Oh, you who are controlling the condition of us downcast ones! [Asi's text has ;haal-e maa afsurdagaa;N .] That is, who are writing it down, or looking at it. Do you even have any knowledge of what it is? -- that if it would be light-ish, and a delicate curtain would have fallen over it, then it is the intoxication of wine? That is, it is very delicate and excellent thing, and in it too those special things are present that are always there in the intoxication of wine.

== Asi, p. 69

Zamin:

Oh, you who are not displeased with the control of the condition! [Zamin's text has ;haal-e naa-afsurdagaa;N .] That is, 'Oh people in whose hearts there has occurred no obstruction to control and suppression of the secret of passion'.

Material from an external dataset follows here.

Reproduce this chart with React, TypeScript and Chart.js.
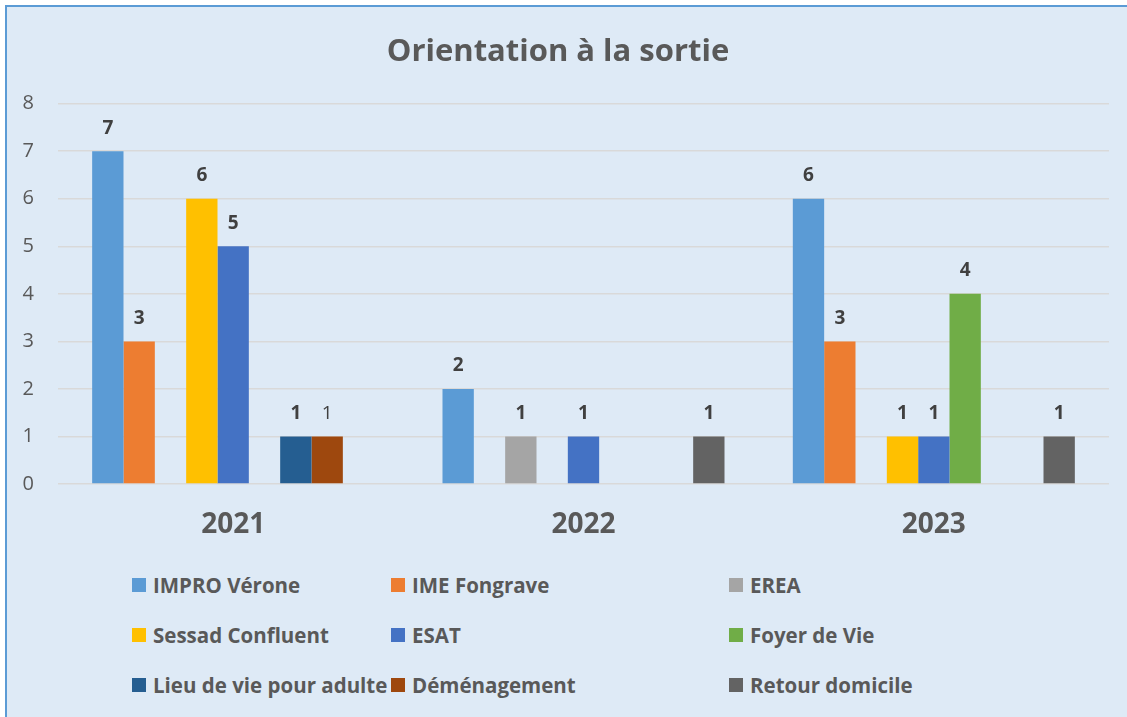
import React, { useEffect, useRef } from "react";
import { Chart, registerables } from "chart.js";

Chart.register(...registerables);

const categories = ["2021", "2022", "2023"];
const seriesNames = [
  "IMPRO Vérone",
  "IME Fongrave",
  "EREA",
  "Sessad Confluent",
  "ESAT",
  "Foyer de Vie",
  "Lieu de vie pour adulte",
  "Déménagement",
  "Retour domicile",
];
const improVerone = [7, 2, 6];
const imeFongrave = [3, 0, 3];
const erea = [0, 1, 0];
const sessadConfluent = [6, 0, 1];
const esat = [5, 1, 1];
const foyerDeVie = [0, 0, 4];
const lieuDeVie = [1, 0, 0];
const demenagement = [1, 0, 0];
const retourDomicile = [0, 1, 1];
const yTicks = [0, 1, 2, 3, 4, 5, 6, 7, 8];

const seriesValues = [
  improVerone,
  imeFongrave,
  erea,
  sessadConfluent,
  esat,
  foyerDeVie,
  lieuDeVie,
  demenagement,
  retourDomicile,
];
const colors = [
  "#5B9BD5",
  "#ED7D31",
  "#A5A5A5",
  "#FFC000",
  "#4472C4",
  "#70AD47",
  "#255E91",
  "#9E480E",
  "#636363",
];

const FONT = "'Open Sans', 'Noto Sans', sans-serif";

const labelPlugin = {
  id: "valueLabels",
  afterDatasetsDraw(chart: any) {
    const ctx = chart.ctx;
    ctx.save();
    ctx.textAlign = "center";
    ctx.textBaseline = "middle";
    ctx.fillStyle = "#404040";
    chart.data.datasets.forEach((ds: any, i: number) => {
      const meta = chart.getDatasetMeta(i);
      meta.data.forEach((bar: any, j: number) => {
        const v = ds.data[j];
        if (!v) return;
        const normal = i === 7;
        ctx.font = `${normal ? "normal" : "bold"} 19px ${FONT}`;
        ctx.fillText(String(v), bar.x, bar.y - 23);
      });
    });
    ctx.restore();
  },
};

export default function App() {
  const ref = useRef<HTMLCanvasElement>(null);
  useEffect(() => {
    const chart = new Chart(ref.current!, {
      type: "bar",
      data: {
        labels: categories,
        datasets: seriesNames.map((name, i) => ({
          label: name,
          data: seriesValues[i],
          backgroundColor: colors[i],
          categoryPercentage: 0.805,
          barPercentage: 1,
        })),
      },
      options: {
        animation: false,
        responsive: false,
        maintainAspectRatio: false,
        layout: { padding: { top: 0, right: 18, bottom: 12, left: 0 } },
        plugins: {
          legend: { display: false },
          tooltip: { enabled: false },
          title: {
            display: true,
            text: "Orientation à la sortie",
            color: "#595959",
            font: { family: FONT, size: 31, weight: "bold" },
            padding: { top: 27, bottom: 32.5 },
          },
        },
        scales: {
          x: {
            afterFit(scale: any) {
              scale.height = 56;
            },
            grid: { display: false, drawTicks: false },
            border: { display: false },
            ticks: {
              color: "#595959",
              padding: 24,
              maxRotation: 0,
              font: { family: FONT, size: 28, weight: "bold" },
            },
          },
          y: {
            min: 0,
            max: 8,
            afterFit(scale: any) {
              scale.width = 51;
            },
            afterBuildTicks(scale: any) {
              scale.ticks = yTicks.map((v) => ({ value: v }));
            },
            grid: { color: "#D9D9D9", lineWidth: 1.5, drawTicks: false },
            border: { display: false },
            ticks: {
              color: "#595959",
              padding: 24,
              font: { family: FONT, size: 20 },
            },
          },
        },
      },
      plugins: [labelPlugin],
    });
    return () => chart.destroy();
  }, []);

  const legendCols = [125, 384, 722];
  const legendRows = [578, 628, 678];

  return (
    <div
      style={{
        position: "fixed",
        left: 5,
        top: 5,
        width: 1140,
        height: 730,
        border: "2px solid #5B9BD5",
        background: "#DEEAF6",
        boxSizing: "border-box",
        overflow: "hidden",
      }}
    >
      <canvas
        ref={ref}
        width={1120}
        height={545}
        style={{ position: "absolute", left: 0, top: 0, width: 1120, height: 545 }}
      />
      {seriesNames.map((name, i) => {
        const row = Math.floor(i / 3);
        const col = i % 3;
        return (
          <div
            key={name}
            style={{
              position: "absolute",
              left: legendCols[col],
              top: legendRows[row] - 15,
              height: 30,
              display: "flex",
              alignItems: "center",
              whiteSpace: "nowrap",
              fontFamily: FONT,
              fontWeight: "bold",
              fontSize: 20.5,
              color: "#595959",
            }}
          >
            <span
              style={{
                display: "inline-block",
                width: 14,
                height: 14,
                background: colors[i],
                marginRight: 7,
              }}
            />
            {name}
          </div>
        );
      })}
    </div>
  );
}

He says that the ebullience of madness is nothing to cause fear. If a bit of equanimity would remain established in the temperament, then the very same thing is both the ebullience of madness and the intoxication of wine. From them both a kind of joy and 'mood' is obtained.

== Zamin, pp. 73-74

Gyan Chand:

bah .zab:t-e ;haal ;xuu naa-kardagaa;N = those people who have not formed the habit of control/restraint of the condition-- that is, in whose temperament fortitude/endurance and control/restraint are very scant. Addressing those people, the poet says that 'If the ebullience of madness would to some extent remain refined and subtle, then it has the quality of intoxication'. By 'ebullience of madness' is meant 'ebullience of the madness of passion'. To those who do not control/restrain it he has given the advice that in place of manifest/evident madness, in controlled/restrained madness there is a joy.

== Gyan Chand, p. 108

FWP:

SETS == SYMMETRY
MADNESS: {14,3}
VEIL: {6,1}
WINE: {49,1}

For background see S. R. Faruqi's choices. This verse is NOT one of his choices; I thought it was interesting and have added it myself. For more on Ghalib's unpublished verses, see the discussion in {4,8x}.

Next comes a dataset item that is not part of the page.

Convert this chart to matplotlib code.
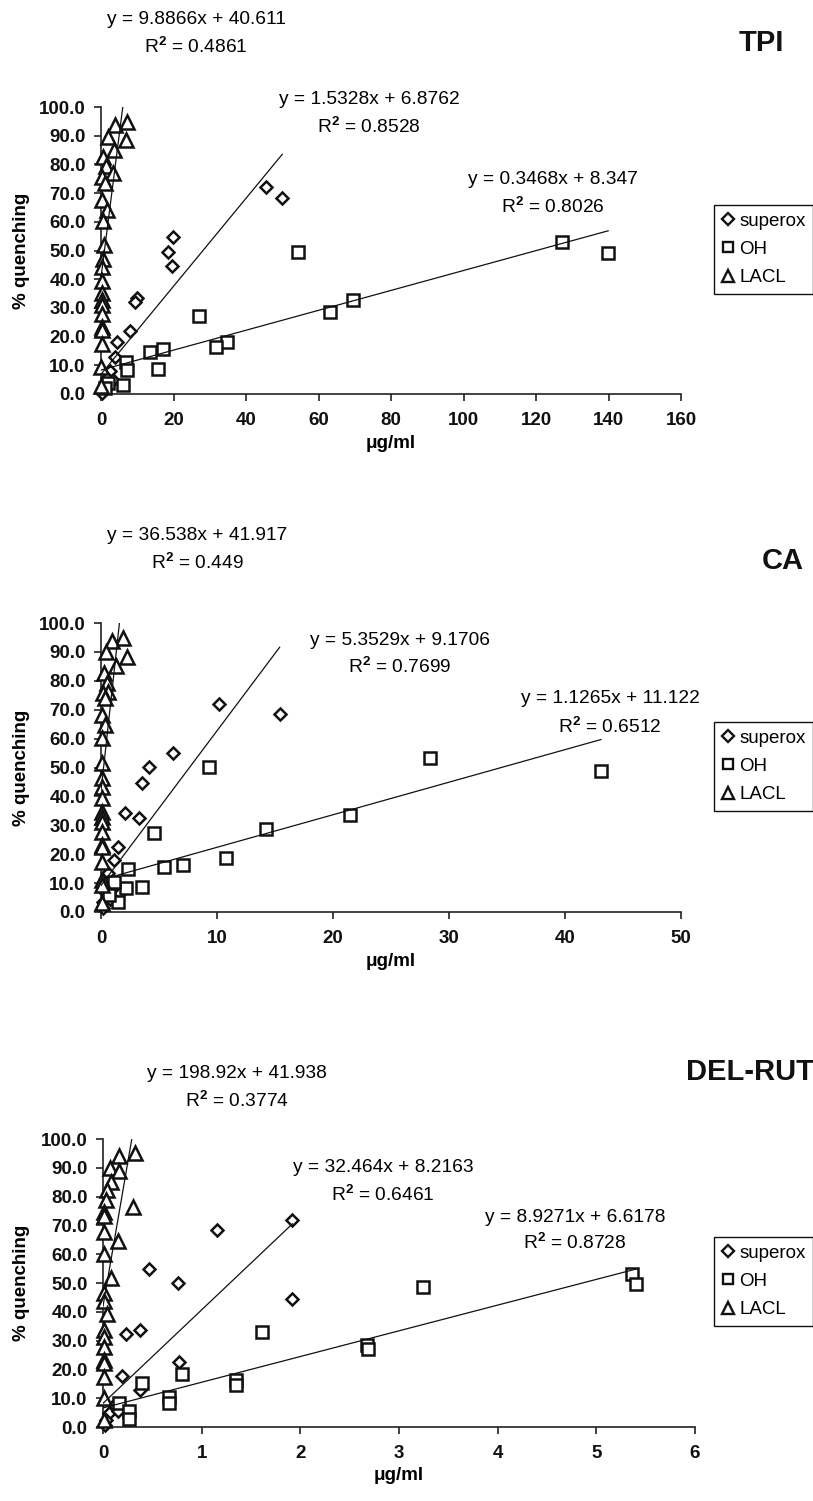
import numpy as np
import matplotlib
matplotlib.use("Agg")
import matplotlib.pyplot as plt
from matplotlib.lines import Line2D

plt.rcParams['font.family'] = ['Liberation Sans', 'DejaVu Sans']
plt.rcParams['mathtext.fontset'] = 'custom'
plt.rcParams['mathtext.rm'] = 'Liberation Sans'
plt.rcParams['font.weight'] = 'bold'

W, H = 813, 1501

# ---------------------------------------------------------------- data
series_names = ["superox", "OH", "LACL"]
panel_titles = ["TPI", "CA", "DEL-RUT"]
x_limits = [160, 50, 6]
x_steps = [20, 10, 1]

# TPI
tpi_sup_x = [45.5, 50.0, 19.9, 18.5, 19.6, 9.9, 9.4, 8.0, 4.4, 3.9, 2.5, 1.6, 1.0, 0.6, 0.3, 3.3]
tpi_sup_y = [72.2, 68.3, 54.7, 49.5, 44.6, 33.4, 32.1, 22.0, 18.1, 13.0, 8.0, 5.5, 3.0, 1.5, 0.5, 5.0]
tpi_oh_x = [139.9, 127.2, 69.6, 63.2, 54.4, 34.8, 31.7, 27.0, 17.2, 15.8, 13.5, 6.8, 7.1, 6.1, 2.0, 1.2]
tpi_oh_y = [49.0, 53.0, 32.8, 28.7, 49.5, 18.2, 16.3, 27.3, 15.6, 8.7, 14.7, 11.0, 8.4, 3.1, 4.0, 2.0]
tpi_lacl_x = [7.1, 3.9, 6.9, 1.9, 3.7, 0.6, 1.4, 3.2, 0.2, 1.1, 0.2, 1.6, 0.5, 0.9, 0.5,
              0.2, 0.4, 0.2, 0.2, 0.2, 0.2, 0.2, 0.2, 0.2, 0.1, 0.1]
tpi_lacl_y = [94.9, 93.7, 88.5, 89.7, 85.0, 82.7, 79.5, 76.9, 75.6, 73.6, 67.6, 64.1, 60.2, 51.9, 47.0,
              44.4, 39.5, 35.2, 32.8, 31.0, 28.0, 23.4, 22.3, 17.3, 9.5, 2.9]

# CA
ca_sup_x = [10.2, 15.4, 6.2, 4.1, 3.5, 2.1, 3.3, 1.5, 1.1, 0.6, 0.35, 0.2, 0.15, 1.6, 0.8]
ca_sup_y = [71.9, 68.4, 54.9, 50.1, 44.5, 34.2, 32.4, 22.6, 18.0, 13.4, 7.0, 3.6, 1.3, 6.5, 4.5]
ca_oh_x = [43.1, 28.4, 21.5, 14.2, 10.75, 9.3, 7.1, 5.4, 4.6, 3.5, 2.35, 2.15, 1.1, 1.5, 0.7]
ca_oh_y = [48.8, 53.2, 33.6, 28.8, 18.8, 50.1, 16.3, 15.7, 27.4, 8.8, 14.8, 8.2, 10.5, 3.6, 6.0]
ca_lacl_x = [1.87, 0.92, 2.27, 0.43, 1.3, 0.26, 0.55, 0.63, 0.15, 0.34, 0.1, 0.34, 0.1, 0.1,
             0.1, 0.1, 0.12, 0.1, 0.1, 0.1, 0.1, 0.1, 0.1, 0.1, 0.1, 0.1, 0.1]
ca_lacl_y = [94.9, 93.8, 88.3, 89.9, 85.2, 82.6, 79.1, 76.2, 75.7, 73.9, 68.2, 64.7, 60.1, 51.4,
             46.3, 43.3, 39.3, 34.7, 33.0, 31.0, 27.8, 23.2, 22.5, 17.4, 11.0, 9.5, 3.0]

# DEL-RUT
del_sup_x = [1.92, 1.16, 0.47, 0.76, 1.92, 0.38, 0.23, 0.77, 0.19, 0.38, 0.11, 0.06, 0.03, 0.02, 0.15]
del_sup_y = [71.9, 68.4, 54.8, 49.9, 44.3, 33.7, 32.3, 22.5, 17.8, 12.8, 7.6, 4.7, 2.4, 0.7, 5.5]
del_oh_x = [5.36, 5.40, 3.24, 1.61, 2.68, 2.69, 0.80, 0.40, 1.35, 1.35, 0.67, 0.67, 0.16, 0.26, 0.26]
del_oh_y = [53.1, 49.7, 48.7, 32.9, 28.5, 27.0, 18.4, 15.4, 16.4, 14.5, 10.3, 8.4, 8.2, 5.7, 2.7]
del_lacl_x = [0.325, 0.16, 0.07, 0.16, 0.08, 0.045, 0.03, 0.30, 0.01, 0.01, 0.155, 0.01, 0.01,
              0.08, 0.01, 0.01, 0.045, 0.01, 0.01, 0.01, 0.01, 0.01, 0.01, 0.01, 0.01]
del_lacl_y = [95.0, 94.1, 89.8, 89.0, 85.2, 82.3, 78.8, 76.5, 74.8, 73.3, 64.7, 67.8, 60.1,
              51.6, 46.4, 43.9, 39.2, 33.7, 31.4, 27.9, 23.3, 22.1, 17.5, 10.0, 2.5]

# trendline coefficients (slope, intercept, R^2) as printed: superox, OH, LACL
tpi_fits = [(1.5328, 6.8762, "0.8528"), (0.3468, 8.347, "0.8026"), (9.8866, 40.611, "0.4861")]
ca_fits = [(5.3529, 9.1706, "0.7699"), (1.1265, 11.122, "0.6512"), (36.538, 41.917, "0.449")]
del_fits = [(32.464, 8.2163, "0.6461"), (8.9271, 6.6178, "0.8728"), (198.92, 41.938, "0.3774")]
tpi_eq = ["y = 1.5328x + 6.8762", "y = 0.3468x + 8.347", "y = 9.8866x + 40.611"]
ca_eq = ["y = 5.3529x + 9.1706", "y = 1.1265x + 11.122", "y = 36.538x + 41.917"]
del_eq = ["y = 32.464x + 8.2163", "y = 8.9271x + 6.6178", "y = 198.92x + 41.938"]

panels = [
    ([(tpi_sup_x, tpi_sup_y), (tpi_oh_x, tpi_oh_y), (tpi_lacl_x, tpi_lacl_y)], tpi_fits, tpi_eq),
    ([(ca_sup_x, ca_sup_y), (ca_oh_x, ca_oh_y), (ca_lacl_x, ca_lacl_y)], ca_fits, ca_eq),
    ([(del_sup_x, del_sup_y), (del_oh_x, del_oh_y), (del_lacl_x, del_lacl_y)], del_fits, del_eq),
]

# ---------------------------------------------------------------- layout (pixels)
ax_boxes = [(101, 681, 107, 394), (101, 681, 623, 912), (103, 695, 1139, 1427)]
eq_pos = [
    [(369, 99, 127), (553, 180, 207), (196, 20, 47)],
    [(400, 640, 667), (610, 698, 727), (197, 535, 563)],
    [(383, 1168, 1195), (575, 1217, 1243), (237, 1073, 1101)],
]
title_pos = [(761, 43), (783, 561), (750, 1072)]
legend_top = [205, 722, 1237]

markers = ['D', 's', '^']
msizes = [6.5, 8.0, 10.0]

fig = plt.figure(figsize=(W / 100, H / 100), dpi=100)

for p, (series, fits, eqs) in enumerate(panels):
    l, r, t, b = ax_boxes[p]
    ax = fig.add_axes([l / W, 1 - b / H, (r - l) / W, (b - t) / H])

    for k, (xs, ys) in enumerate(series):
        ax.plot(xs, ys, linestyle='none', marker=markers[k], markersize=msizes[k],
                markerfacecolor='white', markeredgecolor='#111111', markeredgewidth=1.8,
                clip_on=False, zorder=3)

    for k, (xs, ys) in enumerate(series):
        m, c, r2 = fits[k]
        xx = np.array([0.0, max(xs)])
        ax.plot(xx, m * xx + c, color='#111111', lw=0.9, zorder=4)

        cx, y1, y2 = eq_pos[p][k]
        fig.text(cx / W, 1 - y1 / H, eqs[k], ha='center', va='center',
                 fontsize=13.8, fontweight='normal', color='#000000')
        fig.text(cx / W, 1 - y2 / H, "R$^2$ = " + r2, ha='center', va='center',
                 fontsize=13.8, fontweight='normal', color='#000000')

    ax.set_xlim(0, x_limits[p])
    ax.set_ylim(0, 100)
    ax.set_xticks(np.arange(0, x_limits[p] + 0.001, x_steps[p]))
    ax.set_yticks(np.arange(0, 100.1, 10))
    ax.set_yticklabels(["%.1f" % v for v in np.arange(0, 100.1, 10)])
    ax.set_xticklabels(["%d" % v for v in np.arange(0, x_limits[p] + 0.001, x_steps[p])])

    for s in ['top', 'right']:
        ax.spines[s].set_visible(False)
    for s in ['left', 'bottom']:
        ax.spines[s].set_linewidth(1.2)
        ax.spines[s].set_color('#222222')
    ax.tick_params(direction='out', length=5, width=1.2, color='#222222',
                   labelsize=13.5, pad=6, labelcolor='#111111')
    ax.tick_params(axis='x', pad=8)

    ax.set_xlabel("μg/ml", fontsize=13.5, fontweight='bold')
    ax.xaxis.set_label_coords(0.5, -49 / (b - t))
    ax.xaxis.label.set_va('center')
    ax.set_ylabel("% quenching", fontsize=13.5, fontweight='bold')
    ax.yaxis.set_label_coords((22 - l) / (r - l), 0.5)
    ax.yaxis.label.set_va('center')

    tx, ty = title_pos[p]
    fig.text(tx / W, 1 - ty / H, panel_titles[p], ha='center', va='center',
             fontsize=21, fontweight='bold', color='#111111')

    handles = [Line2D([], [], linestyle='none', marker=markers[k], markersize=msizes[k] * 0.9,
                      markerfacecolor='white', markeredgecolor='#111111', markeredgewidth=1.7)
               for k in range(3)]
    leg = fig.legend(handles, series_names, loc='upper left',
                     bbox_to_anchor=(714 / W, 1 - legend_top[p] / H),
                     bbox_transform=fig.transFigure, borderaxespad=0,
                     frameon=True, fancybox=False, framealpha=1, edgecolor='#111111',
                     prop={'size': 13.5, 'weight': 'normal'}, handlelength=0.7,
                     handletextpad=0.25, labelspacing=0.6, borderpad=0.4)
    leg.get_frame().set_linewidth(1.0)

fig.savefig("out.png", dpi=100)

On expressions compounded with yak , see {11,1}.

The verse must of course be read with enjambment (that is, with continuing grammar) between the two lines; while the majority of ghazal verses have end-stopped lines, enjambment is not so uncommon. And in Urdu, if you say that 'A is B', you equally and inevitably say that 'B is A'; this basic grammatical fact is here enjoyably exploited. If the verse equates the ebullience of madness with the intoxication of wine, the equation goes both ways-- if it says that madness is drunkenness, it also, and equally, says that drunkenness is madness.

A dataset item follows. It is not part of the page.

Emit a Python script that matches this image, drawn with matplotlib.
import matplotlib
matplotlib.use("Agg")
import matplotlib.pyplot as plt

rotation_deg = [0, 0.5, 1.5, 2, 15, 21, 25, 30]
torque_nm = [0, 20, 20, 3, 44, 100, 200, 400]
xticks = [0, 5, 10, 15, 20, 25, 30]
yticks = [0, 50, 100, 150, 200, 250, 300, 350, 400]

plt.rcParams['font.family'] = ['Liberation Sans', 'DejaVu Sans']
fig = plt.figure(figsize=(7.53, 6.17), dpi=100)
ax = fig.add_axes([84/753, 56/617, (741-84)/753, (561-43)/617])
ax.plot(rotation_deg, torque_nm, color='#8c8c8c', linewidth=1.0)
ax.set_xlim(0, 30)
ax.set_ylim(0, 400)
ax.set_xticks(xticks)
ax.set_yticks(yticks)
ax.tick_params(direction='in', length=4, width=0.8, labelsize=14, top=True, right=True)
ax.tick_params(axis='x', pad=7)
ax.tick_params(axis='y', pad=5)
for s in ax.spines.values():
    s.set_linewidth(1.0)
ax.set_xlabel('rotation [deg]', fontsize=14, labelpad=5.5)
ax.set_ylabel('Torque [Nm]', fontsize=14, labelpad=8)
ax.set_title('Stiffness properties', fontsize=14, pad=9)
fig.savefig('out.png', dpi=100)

Which opens a clever ambiguity in the latter part of the second line. For what is the 'it'-- unstated of course in the Urdu-- that could be made yak-pardah naazuk-tar ? Is it the ebullience of passion, which perhaps could be made somewhat more 'subtle, delicate, genteel, gracious'? Or is it the intoxication of wine, which perhaps could be made somewhat more 'facetious, keen, sensitive, touchy'? The word naazuk can accommodate all those possibilities, in any arrangement we choose, and more besides (see the definition above).

Whichever state is envisioned as perhaps being modified, the degree and nature of its modification is also made as piquant as possible. Expressions compounded with yak , discussed in {11,1}, are idiomatic in Persian. Usually the word used as a measuring-rod is something substantial (a city, a desert). In this case, with pardah , it is something perhaps thin and subtle, like a curtain or veil, or perhaps disguised or concealed, like a secret or mystery (see the definition above). So at once the Sufistic world is fully present to our imagination.

This complexity makes us go back and pay more attention to the elaborate vocative 'oh you [plural] who have not made a habit/custom of control/restraint of your condition'. Is the verse addressed to excessively crazy mad lovers, or to serious drunkards, or to some group of wild mystics (like Mansur)? In any case, the verse is not doing what we might originally have expected: urging the addressees to exercise a bit more control/restraint. Rather, it is simply giving the addressees information about the relationship between two different kinds of uncontrolled situation; it does not urge them to do, or not do, anything at all. Perhaps it's only meant to give them esoteric ( naazuk ?) food for thought.

Note for meter fans: In the second line nash))ah has the same variant scansion as nash))e does in {25,11x}.